DATA BLOCK:

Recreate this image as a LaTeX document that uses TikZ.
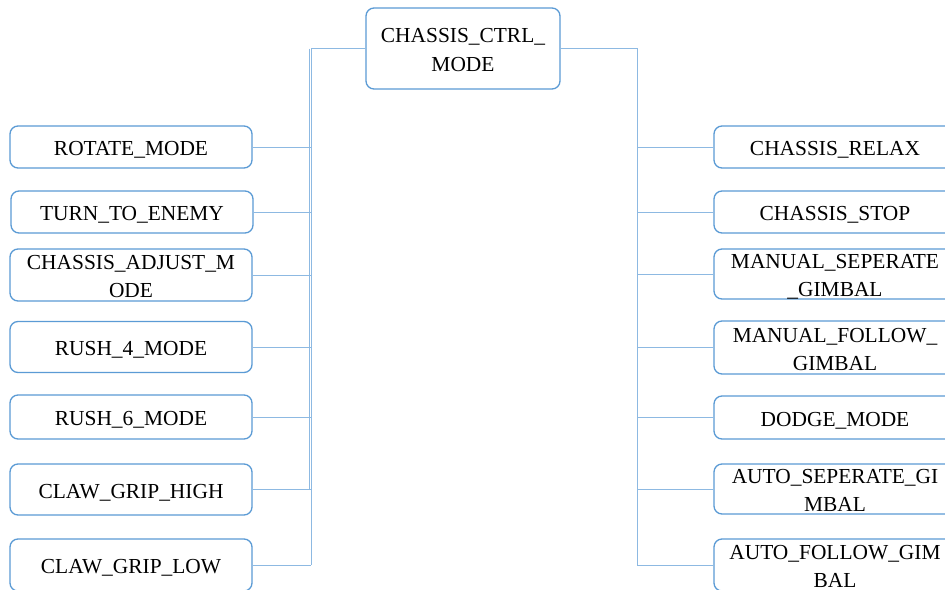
\documentclass[tikz,border=0pt]{standalone}
\usepackage{fontspec}
\setmainfont{Liberation Serif}
\definecolor{boxblue}{HTML}{5B9BD5}
\definecolor{linkblue}{HTML}{8DB9E2}
% label set as a centred stack of lines that takes no height of its own,
% so the box keeps its given size and the text sits slightly low in it
\newcommand\lbl[1]{\raisebox{-8.3pt}[0pt][0pt]{\begin{tabular}{@{}c@{}}#1\end{tabular}}}
\begin{document}
\begin{tikzpicture}[x=1pt,y=-1pt,
  mode/.style={draw=boxblue, line width=1.3pt, rounded corners=8pt, fill=white,
    minimum width=242pt, inner sep=0pt,
    font=\fontsize{21.4}{28}\selectfont, text=black},
  link/.style={draw=linkblue, line width=1pt}]
  \clip (0,0) rectangle (945,589);
  \fill[white] (0,0) rectangle (945,589);

  % root
  \node[mode, minimum width=194pt, minimum height=81pt,
    font=\fontsize{21.4}{29}\selectfont] (root) at (463,48.5) {\lbl{CHASSIS\_CTRL\_\\MODE}};

  % left column
  \node[mode, minimum height=42pt] (rotate) at (131,147) {\lbl{ROTATE\_MODE}};
  \node[mode, minimum height=42pt] (turn)   at (132,212) {\lbl{TURN\_TO\_ENEMY}};
  \node[mode, minimum height=52pt] (adjust) at (131,275) {\lbl{CHASSIS\_ADJUST\_M\\ODE}};
  \node[mode, minimum height=51pt] (rushfour) at (131,347) {\lbl{RUSH\_4\_MODE}};
  \node[mode, minimum height=44pt] (rushsix) at (131,417) {\lbl{RUSH\_6\_MODE}};
  \node[mode, minimum height=51pt] (high)   at (131,489.5) {\lbl{CLAW\_GRIP\_HIGH}};
  \node[mode, minimum height=52pt] (low)    at (131,565) {\lbl{CLAW\_GRIP\_LOW}};

  % right column
  \node[mode, minimum height=42pt] (relax) at (835,147) {\lbl{CHASSIS\_RELAX}};
  \node[mode, minimum height=42pt] (stop)  at (835,212) {\lbl{CHASSIS\_STOP}};
  \node[mode, minimum height=50pt] (msg)   at (835,274) {\lbl{MANUAL\_SEPERATE\\\_GIMBAL}};
  \node[mode, minimum height=53pt] (mfg)   at (835,347.5) {\lbl{MANUAL\_FOLLOW\_\\GIMBAL}};
  \node[mode, minimum height=43pt] (dodge) at (835,417.5) {\lbl{DODGE\_MODE}};
  \node[mode, minimum height=50pt] (asg)   at (835,489) {\lbl{AUTO\_SEPERATE\_GI\\MBAL}};
  \node[mode, minimum height=52pt] (afg)   at (835,565) {\lbl{AUTO\_FOLLOW\_GIM\\BAL}};

  % bus positions
  \coordinate (lbus) at (311,48.5);
  \coordinate (lbusb) at (309,48.5);
  \coordinate (rbus) at (637,48.5);

  % left branches
  \draw[link] (root.west) -| (low.east -| lbus);
  \draw[link] (lbusb) -- (high.east -| lbusb);
  \foreach \n in {rotate,turn,adjust,rushfour,rushsix,high,low}
    \draw[link] (\n.east) -- (\n.east -| lbus);

  % right branches
  \draw[link] (root.east) -| (afg.west -| rbus);
  \foreach \n in {relax,stop,msg,mfg,dodge,asg,afg}
    \draw[link] (\n.west) -- (\n.west -| rbus);
\end{tikzpicture}
\end{document}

JOB: Which lines contain "that"? Copy each of them out.

REPLY TO THE EXERCISE:
Recreate this image as a LaTeX document that uses TikZ.
% label set as a centred stack of lines that takes no height of its own,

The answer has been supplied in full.